1. You love the outdoors.
Victoria has prime weather and for outdoor activities, and UVic takes advantage of that fact, with the Outdoors Club, Sailing Club, and even slacklining.
2. You often muse about how you miss the bunnies.
The expression is “multiply like rabbits” for a reason. UVic used to have 1000s of bunnies, but they were shipped off to various places years ago. Now you’re lucky if you see one or two lurking around campus.
3. You bike. Everywhere.
Many people prefer to bike rather than ride to school (see #1). It’s environmentally friendly, and it saves time! Who wouldn’t, honestly?

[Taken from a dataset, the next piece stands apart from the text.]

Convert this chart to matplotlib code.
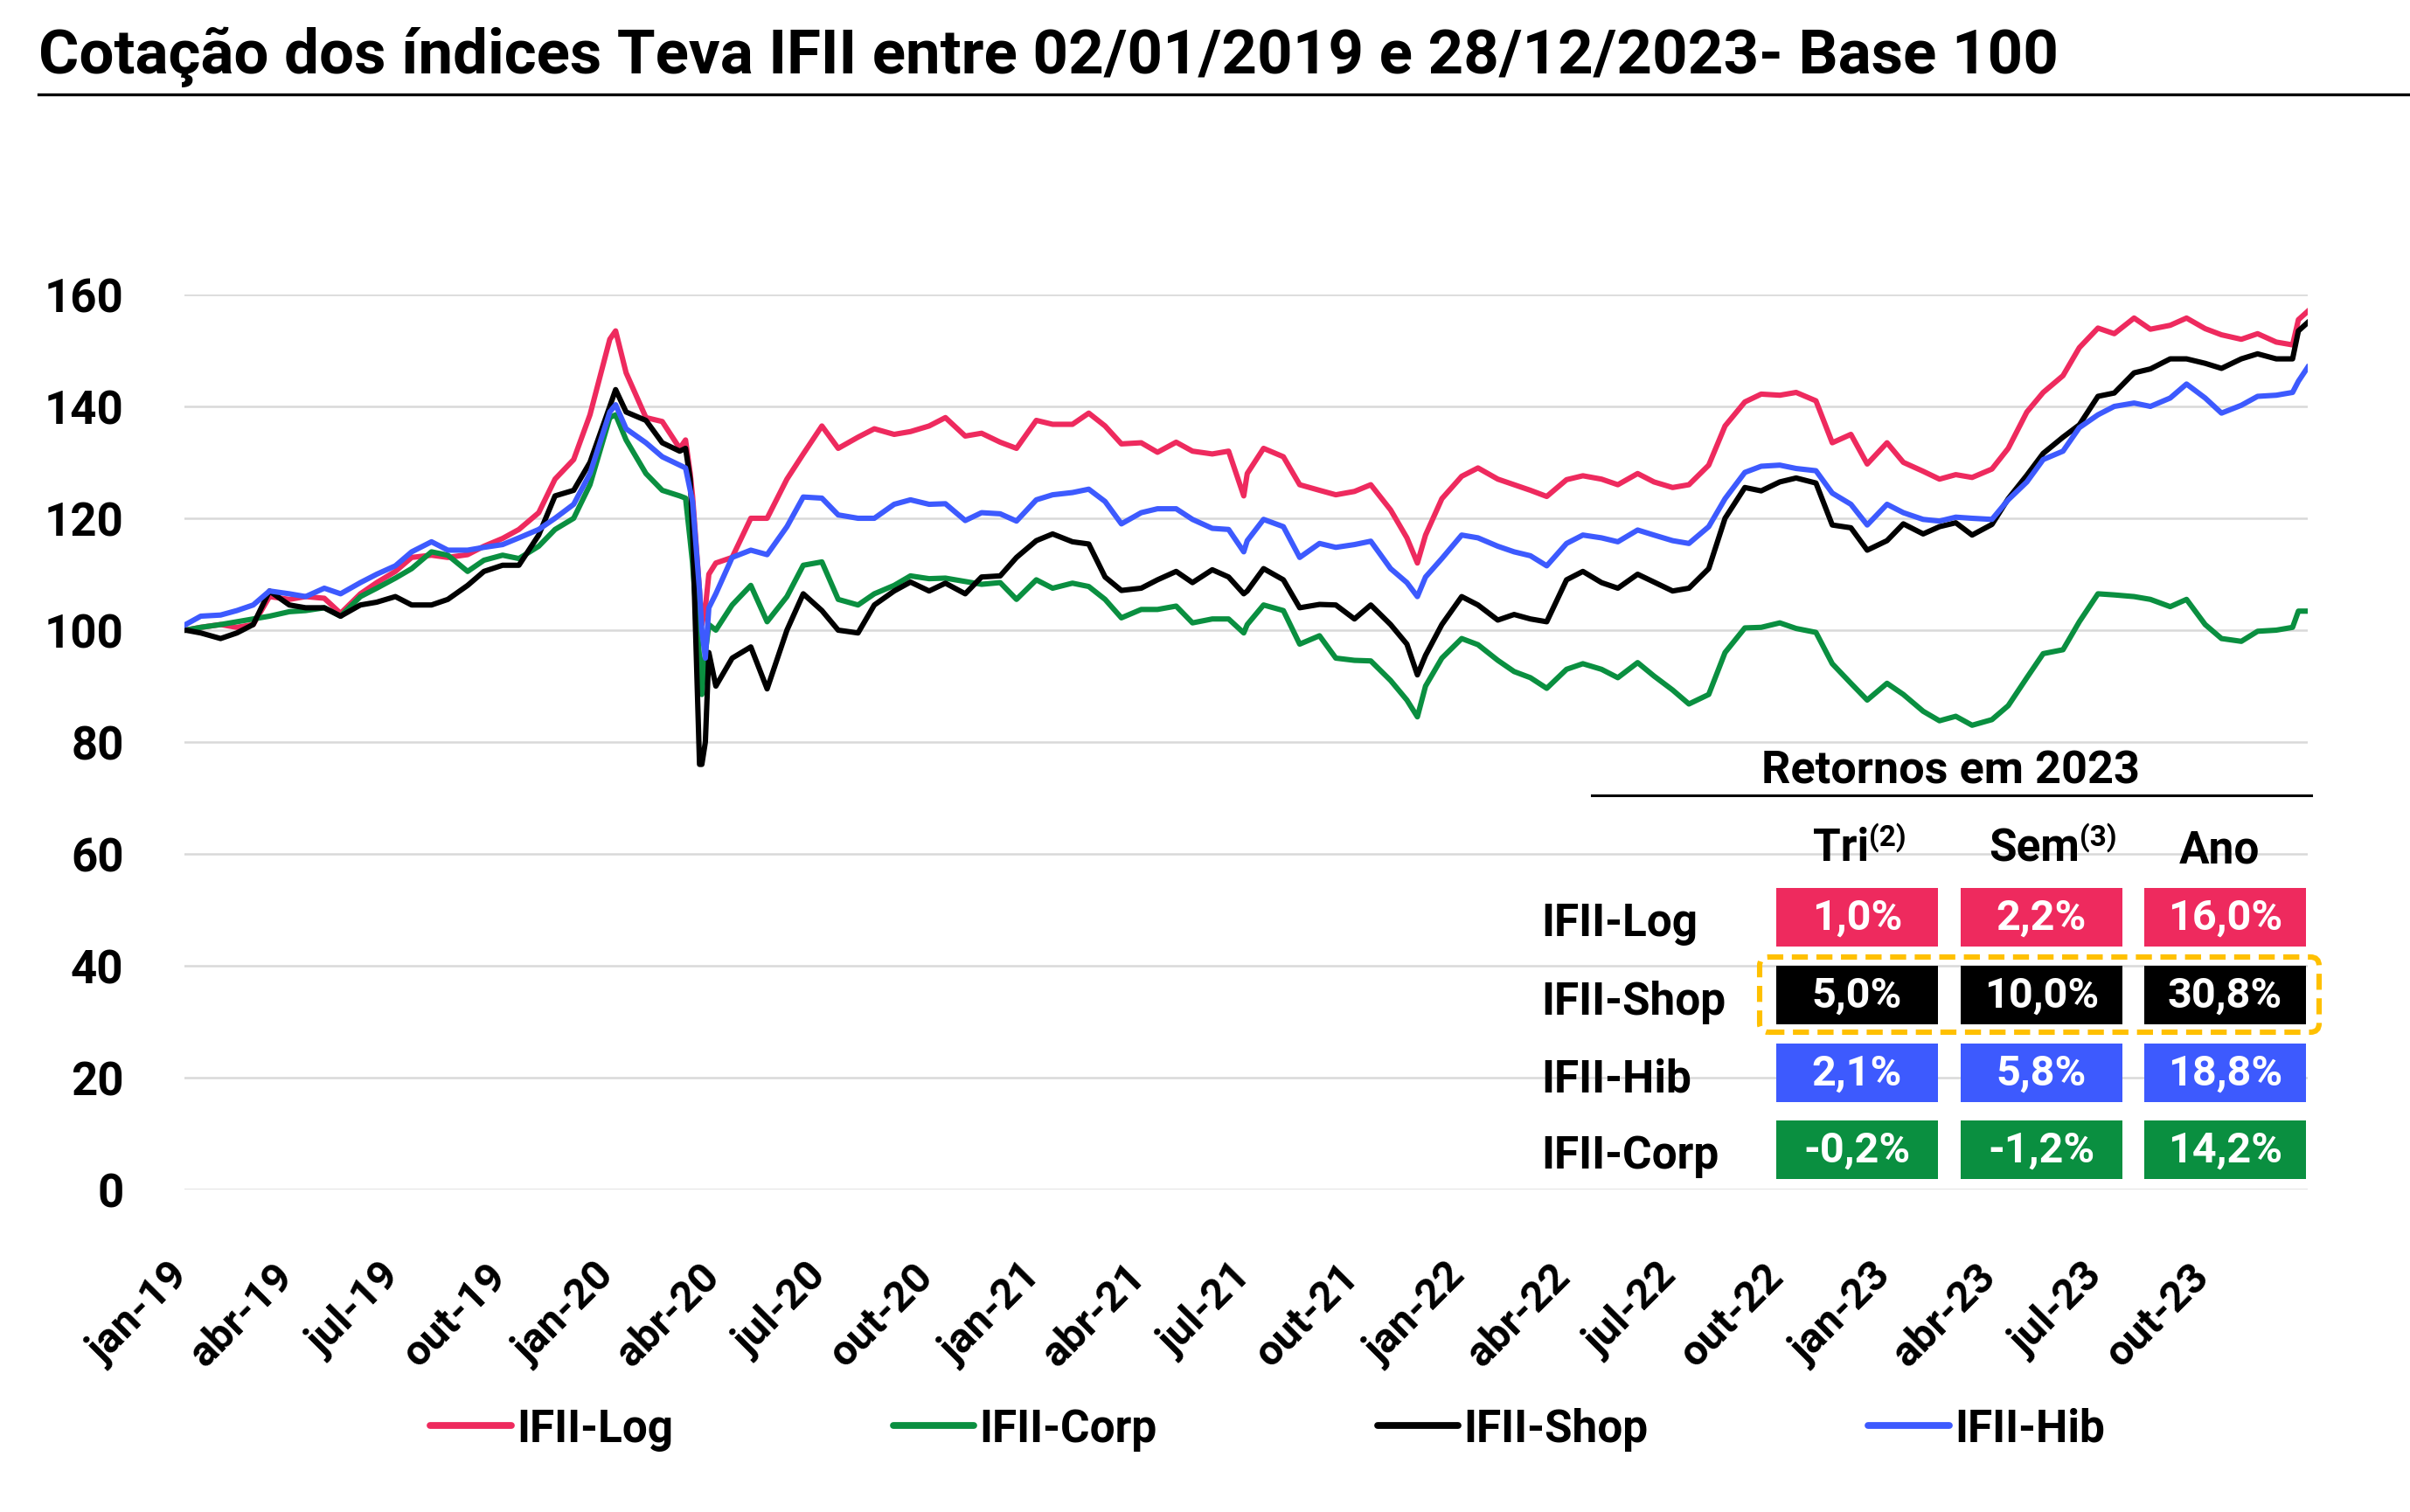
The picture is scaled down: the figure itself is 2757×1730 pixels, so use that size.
import matplotlib
matplotlib.use('Agg')
import matplotlib.pyplot as plt
import matplotlib.transforms as mtransforms
from matplotlib.patches import Rectangle, FancyBboxPatch
from matplotlib.lines import Line2D
import pandas as pd

plt.rcParams['font.family'] = ['Roboto', 'DejaVu Sans']
plt.rcParams['font.weight'] = 'bold'

# ---- data (base 100 on 02/01/2019) ----
dates = [
    '2019-01-02', '2019-01-15', '2019-02-01', '2019-02-15', '2019-03-01', '2019-03-15',
    '2019-04-01', '2019-04-15', '2019-05-01', '2019-05-15', '2019-06-01', '2019-06-15',
    '2019-07-01', '2019-07-15', '2019-08-01', '2019-08-15', '2019-09-01', '2019-09-15',
    '2019-10-01', '2019-10-15', '2019-11-01', '2019-11-15', '2019-12-01', '2019-12-15',
    '2020-01-01', '2020-01-06', '2020-01-15', '2020-02-01', '2020-02-15', '2020-03-01',
    '2020-03-06', '2020-03-10', '2020-03-12', '2020-03-18', '2020-03-20', '2020-03-23',
    '2020-03-26', '2020-04-01', '2020-04-15', '2020-05-01', '2020-05-15', '2020-06-01',
    '2020-06-15', '2020-07-01', '2020-07-15', '2020-08-01', '2020-08-15', '2020-09-01',
    '2020-09-15', '2020-10-01', '2020-10-15', '2020-11-01', '2020-11-15', '2020-12-01',
    '2020-12-15',
    '2021-01-01', '2021-01-15', '2021-02-01', '2021-02-15', '2021-03-01', '2021-03-15',
    '2021-04-01', '2021-04-15', '2021-05-01', '2021-05-15', '2021-06-01', '2021-06-15',
    '2021-06-28', '2021-07-01', '2021-07-15', '2021-08-01', '2021-08-15', '2021-09-01',
    '2021-09-15', '2021-10-01', '2021-10-15', '2021-11-01', '2021-11-15', '2021-11-24',
    '2021-12-01', '2021-12-15',
    '2022-01-01', '2022-01-15', '2022-02-01', '2022-02-15', '2022-03-01', '2022-03-15',
    '2022-04-01', '2022-04-15', '2022-05-01', '2022-05-15', '2022-06-01', '2022-06-15',
    '2022-07-01', '2022-07-15', '2022-08-01', '2022-08-15', '2022-09-01', '2022-09-15',
    '2022-10-01', '2022-10-15', '2022-11-01', '2022-11-15', '2022-12-01', '2022-12-15',
    '2023-01-01', '2023-01-15', '2023-02-01', '2023-02-15', '2023-03-01', '2023-03-15',
    '2023-04-01', '2023-04-15', '2023-05-01', '2023-05-15', '2023-06-01', '2023-06-15',
    '2023-07-01', '2023-07-15', '2023-08-01', '2023-08-15', '2023-09-01', '2023-09-15',
    '2023-10-01', '2023-10-15', '2023-11-01', '2023-11-15', '2023-12-01', '2023-12-15',
    '2023-12-20', '2023-12-28',
]

ifii_log = [
    100, 100.5, 101, 100.5, 101, 106, 105.5, 106, 105.7, 103, 106.5, 108.5,
    110.5, 113, 113.4, 113, 113.5, 115, 116.4, 118, 121, 127, 130.5, 138.5,
    152, 153.5, 146, 138, 137.3, 132.5, 134, 128, 124, 107, 101, 104,
    110, 112, 113, 120, 120, 127, 131.5, 136.5, 132.5, 134.5, 136, 135,
    135.5, 136.5, 138, 134.7, 135.2, 133.6, 132.5,
    137.5, 136.8, 136.8, 138.8, 136.5, 133.3, 133.5, 131.8, 133.6, 132, 131.5, 132,
    124, 128, 132.5, 131, 126, 125, 124.2, 124.8, 126, 121.5, 116.5, 112,
    117, 123.5,
    127.5, 129, 127, 126, 125, 123.9, 126.9, 127.6, 127, 126, 128, 126.5,
    125.5, 126, 129.5, 136.5, 140.8, 142.2, 142, 142.5, 141, 133.5, 135, 129.7,
    133.5, 130, 128.4, 127, 127.8, 127.3, 128.8, 132.5, 139, 142.5, 145.5, 150.5,
    154, 153, 155.8, 153.8, 154.5, 155.8, 153.9, 152.8, 152, 153, 151.5, 151,
    155.5, 157,
]

ifii_corp = [
    100, 100.5, 101, 101.5, 102, 102.5, 103.3, 103.5, 104, 102.5, 106, 107.5,
    109.3, 111, 114, 113.4, 110.5, 112.5, 113.4, 112.8, 115, 118, 120, 126,
    138, 138.5, 134, 128, 125, 124, 123.6, 116, 112, 95, 88.5, 96,
    101, 100, 104.5, 108, 101.5, 106, 111.6, 112.2, 105.5, 104.5, 106.5, 108,
    109.7, 109.2, 109.3, 108.7, 108.2, 108.5, 105.5,
    109, 107.5, 108.4, 107.8, 105.5, 102.2, 103.7, 103.7, 104.3, 101.3, 102, 102,
    99.5, 101, 104.5, 103.5, 97.5, 99, 95, 94.6, 94.5, 91, 87.5, 84.5,
    90, 95,
    98.5, 97.4, 94.6, 92.6, 91.5, 89.6, 93, 94, 93, 91.5, 94.2, 91.8,
    89.3, 86.8, 88.5, 96, 100.4, 100.5, 101.3, 100.3, 99.6, 94, 90.5, 87.5,
    90.5, 88.5, 85.5, 83.8, 84.6, 83, 84, 86.5, 91.5, 95.8, 96.5, 101.5,
    106.5, 106.3, 106, 105.5, 104.2, 105.5, 101, 98.5, 98, 99.8, 100, 100.5,
    103.4, 103.4,
]

ifii_shop = [
    100, 99.5, 98.5, 99.5, 101, 107, 104.5, 104, 104, 102.5, 104.5, 105,
    106, 104.5, 104.5, 105.5, 108, 110.5, 111.6, 111.6, 117, 124, 125, 130,
    140, 143, 139, 137.5, 133.5, 132, 132.5, 127, 118, 76, 76, 80,
    96, 90, 95, 97, 89.5, 100, 106.5, 103.5, 100, 99.5, 104.5, 107,
    108.6, 107, 108.4, 106.5, 109.5, 109.7, 113,
    116, 117.2, 115.8, 115.4, 109.5, 107.1, 107.5, 109, 110.5, 108.5, 110.8, 109.5,
    106.5, 107, 111, 109, 104, 104.6, 104.5, 102, 104.5, 101, 97.5, 92,
    95.5, 101,
    106, 104.5, 101.8, 102.8, 102, 101.5, 109, 110.5, 108.5, 107.5, 110, 108.6,
    107, 107.5, 111, 120, 125.5, 124.9, 126.5, 127.2, 126.3, 118.8, 118.3, 114.3,
    116, 119, 117.2, 118.5, 119.2, 117, 118.9, 123.5, 127.7, 131.6, 134.5, 136.7,
    141.8, 142.4, 146, 146.7, 148.5, 148.5, 147.7, 146.8, 148.5, 149.4, 148.5, 148.5,
    153.5, 155,
]

ifii_hib = [
    101, 102.5, 102.7, 103.5, 104.5, 107, 106.5, 106, 107.5, 106.5, 108.5, 110,
    111.5, 114, 115.8, 114.3, 114.3, 114.8, 115.3, 116.5, 118, 120, 122.5, 128,
    139, 140.3, 136, 133.5, 131, 129.5, 129, 125, 123, 107, 100, 95,
    104, 106.5, 113, 114.3, 113.5, 118.5, 123.8, 123.6, 120.6, 120, 120, 122.5,
    123.3, 122.5, 122.6, 119.6, 121, 120.8, 119.5,
    123.3, 124.2, 124.6, 125.2, 123, 119, 121, 121.7, 121.7, 119.8, 118.2, 118,
    114, 116, 119.8, 118.5, 113, 115.5, 114.8, 115.3, 115.9, 111, 108.5, 106,
    109.5, 112.8,
    117, 116.5, 115, 114, 113.3, 111.5, 115.5, 117, 116.5, 115.8, 117.9, 117,
    116, 115.5, 118.5, 123.5, 128.2, 129.3, 129.5, 128.9, 128.5, 124.5, 122.5, 118.8,
    122.5, 121, 119.8, 119.5, 120.2, 120, 119.8, 123.3, 126.5, 130.5, 132, 136.2,
    138.5, 140, 140.6, 140, 141.5, 144, 141.5, 138.8, 140.2, 141.8, 142, 142.5,
    144.5, 147,
]

series_names = ['IFII-Log', 'IFII-Corp', 'IFII-Shop', 'IFII-Hib']
series_colors = ['#EE2A5E', '#0A8F40', '#000000', '#3D5AFE']

tick_dates = pd.date_range('2019-01-01', '2023-10-01', freq='QS')
tick_labels = ['jan-19', 'abr-19', 'jul-19', 'out-19', 'jan-20', 'abr-20', 'jul-20',
               'out-20', 'jan-21', 'abr-21', 'jul-21', 'out-21', 'jan-22', 'abr-22',
               'jul-22', 'out-22', 'jan-23', 'abr-23', 'jul-23', 'out-23']

# returns table (2023)
ret_title = 'Retornos em 2023'
ret_cols = [('Tri', '(2)'), ('Sem', '(3)'), ('Ano', '')]
ret_rows = ['IFII-Log', 'IFII-Shop', 'IFII-Hib', 'IFII-Corp']
ret_vals = [
    ['1,0%', '2,2%', '16,0%'],
    ['5,0%', '10,0%', '30,8%'],
    ['2,1%', '5,8%', '18,8%'],
    ['-0,2%', '-1,2%', '14,2%'],
]
ret_colors = ['#EE2A5E', '#000000', '#3D5AFE', '#0A8F40']

# ---- figure ----
W, H, DPI = 2757, 1731, 200
fig = plt.figure(figsize=(W / DPI, H / DPI), dpi=DPI)

def inch(x, y):
    # reference pixel (from top-left) -> inches from bottom-left
    return x / DPI, (H - y) / DPI

ax = fig.add_axes([211 / W, 1 - 1362 / H, (2640 - 211) / W, (1362 - 338) / H])
x = pd.to_datetime(dates)
data = [ifii_log, ifii_corp, ifii_shop, ifii_hib]
for vals, name, col in zip(data, series_names, series_colors):
    ax.plot(x, vals, color=col, lw=2.2, label=name, solid_joinstyle='round')

ax.set_xlim(pd.Timestamp('2019-01-02'), pd.Timestamp('2023-12-28'))
ax.set_ylim(0, 160)
ax.set_yticks(range(0, 161, 20))
ax.grid(axis='y', color='#D9D9D9', lw=0.9)
ax.set_axisbelow(True)
for s in ax.spines.values():
    s.set_visible(False)
ax.tick_params(axis='y', length=0, pad=25, labelsize=19)
ax.tick_params(axis='x', length=0, pad=27, labelsize=17.5)
ax.set_xticks(tick_dates)
ax.set_xticklabels(tick_labels, rotation=45, ha='right')
shift = mtransforms.ScaledTranslation(5 / 72, 0, fig.dpi_scale_trans)
for lab in ax.get_xticklabels():
    lab.set_transform(lab.get_transform() + shift)

# title and rule
fig.text(44 / W, 1 - 84 / H, 'Cotação dos índices Teva IFII entre 02/01/2019 e 28/12/2023- Base 100',
         fontsize=25.5, fontweight='bold', va='baseline', ha='left')
fig.add_artist(Line2D([44 / W, 1], [1 - 109 / H] * 2, color='black', lw=1.2,
                      transform=fig.transFigure))

# legend
handles = [Line2D([], [], color=c, lw=2.8, solid_capstyle='round') for c in series_colors]
fig.legend(handles, series_names, loc='center', bbox_to_anchor=(1450 / W, 1 - 1636 / H),
           ncol=4, frameon=False, fontsize=18.5, handlelength=1.8, handletextpad=0.12,
           columnspacing=4.9)

# returns table
fig.text(2231 / W, 1 - 883 / H, ret_title, ha='center', va='center', fontsize=18.8)
fig.add_artist(Line2D([1821 / W, 2644 / W], [1 - 911 / H] * 2, color='black', lw=1.1,
                      transform=fig.transFigure))

col_left = [2032, 2243, 2453]
cell_w, cell_h = 185, 67
row_top = [1017, 1106, 1195, 1283]
split_x = [2138, 2379, 2539]
for (main, sup), sx in zip(ret_cols, split_x):
    if sup:
        fig.text(sx / W, 1 - 985 / H, main, ha='right', va='baseline', fontsize=18.5)
        fig.text(sx / W, 1 - 968 / H, sup, ha='left', va='baseline', fontsize=12)
    else:
        fig.text(sx / W, 1 - 988 / H, main, ha='center', va='baseline', fontsize=18.5)

for r, (name, vals, col) in enumerate(zip(ret_rows, ret_vals, ret_colors)):
    top = row_top[r]
    fig.text(1763 / W, 1 - (top + cell_h / 2 + 7) / H, name, ha='left', va='center', fontsize=18.5)
    for c, v in enumerate(vals):
        x0, y0 = inch(col_left[c], top + cell_h)
        fig.add_artist(Rectangle((x0, y0), cell_w / DPI, cell_h / DPI, facecolor=col,
                                 edgecolor='none', transform=fig.dpi_scale_trans))
        fig.text((col_left[c] + cell_w / 2) / W, 1 - (top + cell_h / 2) / H, v,
                 ha='center', va='center', color='white', fontsize=17.5)

bx, by = inch(2013, 1182)
fig.add_artist(FancyBboxPatch((bx, by), 640 / DPI, 86 / DPI,
                              boxstyle='round,pad=0,rounding_size=0.05',
                              facecolor='none', edgecolor='#FFC000', lw=2.2,
                              linestyle=(0, (3, 1.6)), transform=fig.dpi_scale_trans))

fig.savefig('out.png', dpi=DPI)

4. You’ve bought at least one school sweater – even if you have no school spirit – just to say you did it.
Even if you’re not part of a sports team or club, you will experience that itch once in a while that tells you to buy a piece of school memorabilia. Just to commemorate these four years (or five, or more – who finishes school on time these days?).
5. You hold the door for people.
Victorians are notoriously polite. Sometimes too polite. But, if you’re going to have a reputation, it might as well be that.
6. You know who this guy is.
For years Lukash Zalubniak, sociology student, brightened up the campus by holding the door for people in his neon-highlighter clothing, while singing joyously and bopping to the music in his oversized headphones. He was certainly someone you could not help but smile at on your way to class. Luke, if you’re reading this, keep doing your thing.
7. You fiercely defend your school whenever someone compares it to UBC.
At a family dinner, or wherever the school to which you swore is called into question, you fiercely bring up its expansive cherry blossoms that shower the ground with petals in springtime, the nearby Cadboro Bay’s beautiful view, and relaxing island chill. Nobody’s shooting down your school that easily.
8. You’ve accidentally fallen asleep on the silent floor of McPherson library before.
What? When you’re staring at a screen in a grey cubicle for two hours straight, reading about the Industrial Revolution in an eerily silent place, you’re bound to get a little sleepy-eyed. Don’t tell me you haven’t done it too. It’s like a rite of passage.
9. Your Seasonal Affective Disorder (SAD) gets that much worse when you see the quad fountain is drained for the winter.
When the quad fountain is drained, that officially signals that winter is coming. That means less time outdoors and more people with SAD. What joy.
10. You love the way the parliament buildings are all lit up at nighttime downtown.
You make trips downtown just to look at the beauty of the parliament buildings. It looks so regal and grand. The nearby harbour doesn’t have such a bad view either.